The New York Times reported on Tuesday that phone call records and intercepted calls showed members of Trump's presidential campaign and other Trump associates had repeated contacts with senior Russian intelligence officials in the year before the Nov 8 election in which Trump defeated Democrat Hillary Clinton.

Republican Trump critics including Senators John McCain and Lindsey Graham voiced fresh consternation, but comments by Senate Foreign Relations Committee Chairman Bob Corker, who has been a Trump supporter, increased the pressure on the White House.

Corker said the Russia issue was threatening Trump's agenda on foreign affairs and domestic matters like healthcare and tax policy. He questioned whether the White House was able to stabilize itself and said Flynn should testify before Congress.

Democrats, doubting that either Trump's Justice Department or the Republican-led Congress will pursue the matter vigorously, demanded an independent investigation

of possible illegal communications between Flynn and the Russian government and any efforts by Flynn or other White House officials to conceal wrongdoing.

The Democrats called for either a special counsel appointed by Trump's attorney general, Jeff Sessions, or the creation of a bipartisan commission with subpoena power. The top Senate Democrat, Chuck Schumer, said Sessions, a close ally of Trump, must recuse himself from any investigation.

But the top Republicans in the Senate and House of Representatives have insisted the matter be investigated by existing Republican-led committees.

US intelligence agencies previously concluded that Russia hacked and leaked Democratic emails during the election campaign as part of efforts to tilt the vote in Trump's favor.

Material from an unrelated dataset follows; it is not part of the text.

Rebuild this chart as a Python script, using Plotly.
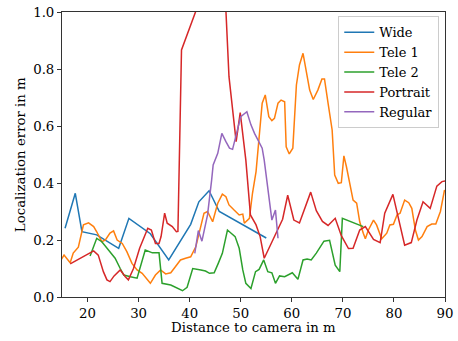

Some experts expressed concern the White House could curtail or divert probes into Flynn and Russian involvement in the election unless Congress becomes more aggressive by holding hearings and appointing an independent commission or special prosecutor into whether Trump's team violated federal laws in their contacts with Russia.

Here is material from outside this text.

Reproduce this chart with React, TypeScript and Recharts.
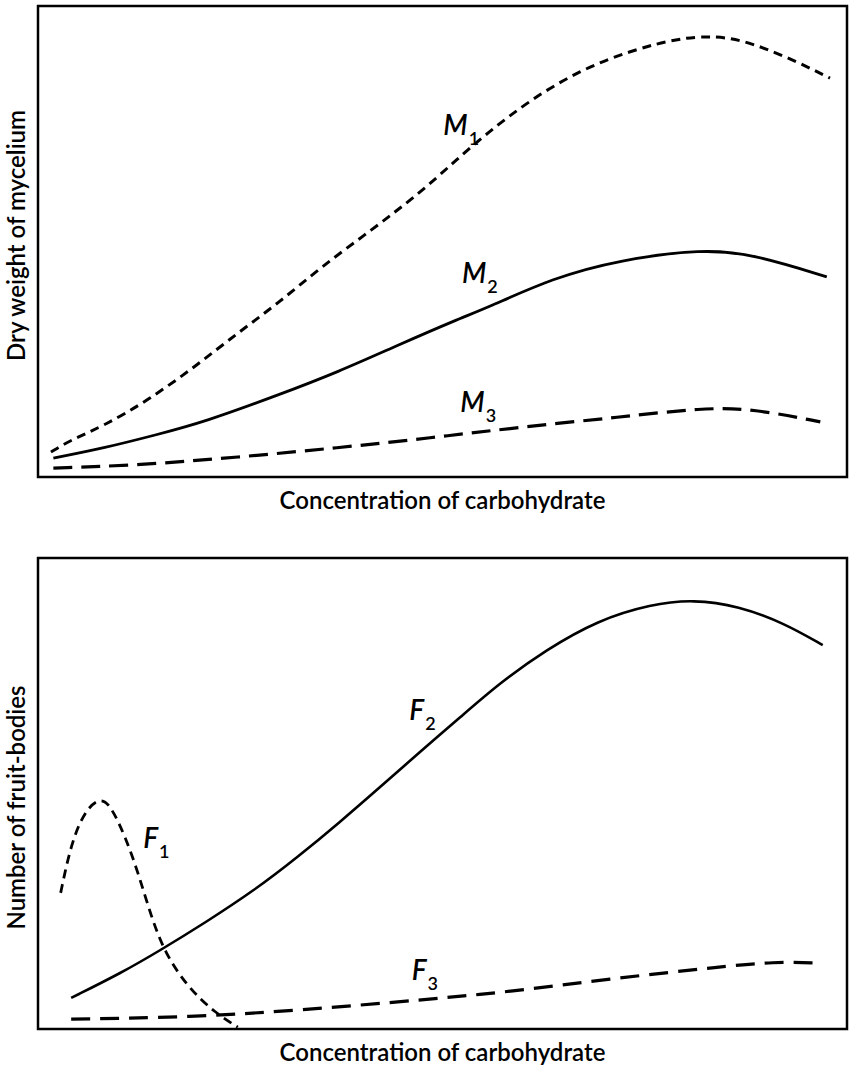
import { LineChart, Line, XAxis, YAxis, ReferenceArea, ReferenceDot } from 'recharts';

// concentration (0-100, arbitrary) and response (0-100, arbitrary)
const m1X = [1.6, 4.1, 8.3, 13.6, 19.4, 24.7, 29.7, 35.0, 41.2, 47.2, 51.3, 55.5, 60.8, 67.0, 73.5, 79.4, 83.1, 86.8, 92.6, 97.9];
const m1Y = [5.3, 7.9, 11.0, 16.3, 23.4, 30.6, 36.9, 44.6, 52.4, 60.3, 66.7, 73.0, 80.0, 86.4, 90.7, 93.2, 93.6, 93.0, 89.2, 84.7];

const m2X = [1.9, 8.3, 14.5, 20.6, 29.7, 37.1, 44.5, 51.9, 55.5, 63.7, 71.9, 82.2, 88.4, 97.5];
const m2Y = [4.0, 6.2, 8.9, 11.7, 17.4, 22.3, 28.0, 33.5, 35.9, 42.3, 46.1, 48.4, 47.3, 42.5];

const m3X = [1.9, 12.4, 24.7, 37.1, 48.5, 59.6, 71.9, 82.2, 88.4, 96.7];
const m3Y = [1.9, 2.5, 4.2, 6.2, 8.3, 10.6, 12.7, 14.7, 14.5, 11.7];

const f1X = [2.8, 4.1, 5.8, 7.7, 9.0, 10.8, 12.4, 14.0, 15.7, 18.5, 21.9, 24.7];
const f1Y = [28.9, 39.5, 46.4, 49.2, 47.4, 40.8, 33.1, 23.8, 16.1, 8.9, 3.4, 0.4];

const f2X = [4.1, 10.3, 15.2, 20.6, 26.8, 32.1, 37.3, 42.3, 47.2, 52.2, 57.1, 62.8, 69.2, 75.8, 81.0, 86.6, 92.2, 97.0];
const f2Y = [6.6, 11.9, 16.8, 22.5, 29.5, 36.5, 43.9, 51.4, 58.8, 66.2, 73.5, 80.5, 86.8, 90.2, 91.2, 89.8, 86.2, 81.5];

const f3X = [4.1, 18.9, 32.4, 47.6, 58.3, 71.4, 84.4, 91.0, 96.5];
const f3Y = [2.1, 2.5, 4.0, 6.2, 7.9, 10.8, 13.2, 14.3, 14.0];

// curve tags: [letter, subscript, x, y]
const topTags: [string, string, number, number][] = [
    ['M', '1', 50.1, 72.7],
    ['M', '2', 52.4, 41.2],
    ['M', '3', 52.2, 13.8],
];
const bottomTags: [string, string, number, number][] = [
    ['F', '1', 13.0, 38.4],
    ['F', '2', 45.9, 65.6],
    ['F', '3', 46.2, 10.4],
];

const FONT = "Lato, 'Open Sans', sans-serif";

const zip = (xs: number[], ys: number[]) => xs.map((x, i) => ({ x, y: ys[i] }));

function CurveTag({ viewBox, letter, sub }: { viewBox?: { x?: number; y?: number }; letter: string; sub: string }) {
    const x = viewBox?.x ?? 0;
    const y = viewBox?.y ?? 0;
    return (
        <text x={x} y={y} fontFamily={FONT} fontStyle="italic" fontWeight={600} fontSize={28} fill="#000">
            {letter}
            <tspan dx={1} dy={10} fontSize={18} fontStyle="normal">{sub}</tspan>
        </text>
    );
}

function YTitle({ viewBox, text, shift }: { viewBox?: { x?: number; y?: number; width?: number; height?: number }; text: string; shift: number }) {
    const x = (viewBox?.x ?? 0) + 15;
    const cy = (viewBox?.y ?? 0) + (viewBox?.height ?? 0) / 2 + shift;
    return (
        <text x={x} y={cy} transform={`rotate(-90, ${x}, ${cy})`} textAnchor="middle" dominantBaseline="central" fontFamily={FONT} fontWeight={600} fontSize={24} fill="#000">
            {text}
        </text>
    );
}

function XTitle({ viewBox }: { viewBox?: { x?: number; y?: number; width?: number } }) {
    const x = (viewBox?.x ?? 0) + (viewBox?.width ?? 0) / 2;
    const y = (viewBox?.y ?? 0) + 32;
    return (
        <text x={x} y={y} textAnchor="middle" fontFamily={FONT} fontWeight={600} fontSize={24} fill="#000">
            Concentration of carbohydrate
        </text>
    );
}

interface Series {
    key: string;
    data: { x: number; y: number }[];
    dash?: string;
    width: number;
}

function Panel({ series, tags, yTitle, yShift, height, top }: { series: Series[]; tags: [string, string, number, number][]; yTitle: string; yShift: number; height: number; top: number }) {
    return (
        <LineChart width={851} height={height} margin={{ top, right: 4, bottom: height - top - 471 - 40, left: 0 }}>
            <XAxis type="number" dataKey="x" domain={[0, 100]} allowDataOverflow axisLine={false} tick={false} tickLine={false} height={40} label={<XTitle />} />
            <YAxis type="number" dataKey="y" domain={[0, 100]} allowDataOverflow axisLine={false} tick={false} tickLine={false} width={38} label={<YTitle text={yTitle} shift={yShift} />} />
            <ReferenceArea x1={0} x2={100} y1={0} y2={100} fill="none" stroke="#000" strokeWidth={2.5} ifOverflow="extendDomain" />
            {series.map((s) => (
                <Line
                    key={s.key}
                    data={s.data}
                    dataKey="y"
                    type="basis"
                    stroke="#000"
                    strokeWidth={s.width}
                    strokeDasharray={s.dash}
                    dot={false}
                    activeDot={false}
                    isAnimationActive={false}
                />
            ))}
            {tags.map(([letter, sub, x, y]) => (
                <ReferenceDot key={letter + sub} x={x} y={y} r={0} fill="none" stroke="none" label={<CurveTag letter={letter} sub={sub} />} />
            ))}
        </LineChart>
    );
}

export default function App() {
    const topSeries: Series[] = [
        { key: 'M1', data: zip(m1X, m1Y), dash: '9 6', width: 3 },
        { key: 'M2', data: zip(m2X, m2Y), width: 2.8 },
        { key: 'M3', data: zip(m3X, m3Y), dash: '19 9', width: 3.2 },
    ];
    const bottomSeries: Series[] = [
        { key: 'F1', data: zip(f1X, f1Y), dash: '9 6', width: 2.8 },
        { key: 'F2', data: zip(f2X, f2Y), width: 2.6 },
        { key: 'F3', data: zip(f3X, f3Y), dash: '19 10', width: 3.2 },
    ];
    return (
        <div style={{ position: 'absolute', left: 0, top: 0, width: 851, height: 1067, background: '#fff' }}>
            <Panel series={topSeries} tags={topTags} yTitle="Dry weight of mycelium" yShift={-6} height={520} top={6} />
            <Panel series={bottomSeries} tags={bottomTags} yTitle="Number of fruit-bodies" yShift={14} height={547} top={38} />
        </div>
    );
}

Intelligence agencies now overseen by Trump may not be ideally suited to the job, they added.

"It's not, at the end of the day, the job of the intelligence community to regulate the White House - and it shouldn't be," said Stephen Vladeck, a University of Texas law professor who focuses on constitutional law and national security.

Flynn was abruptly forced out by Trump on Monday after disclosures he had discussed US sanctions on Russia with the Russian ambassador to the United States, before Trump took office, and that he had later misled Vice-President Mike Pence about the conversations.

The Defense Intelligence Agency, the Pentagon spy agency once headed by Flynn, formally suspended his security clearance allowing him access to classified information, DIA spokesman James Kudla said.

In Twitter posts on Wednesday, Trump called the reported Russian connection with his campaign team nonsense, adding: "The real scandal here is that classified information is illegally given out by 'intelligence' like candy. Very un-American!"

White House spokesman Sean Spicer said on Tuesday that Trump himself asked for Flynn's resignation.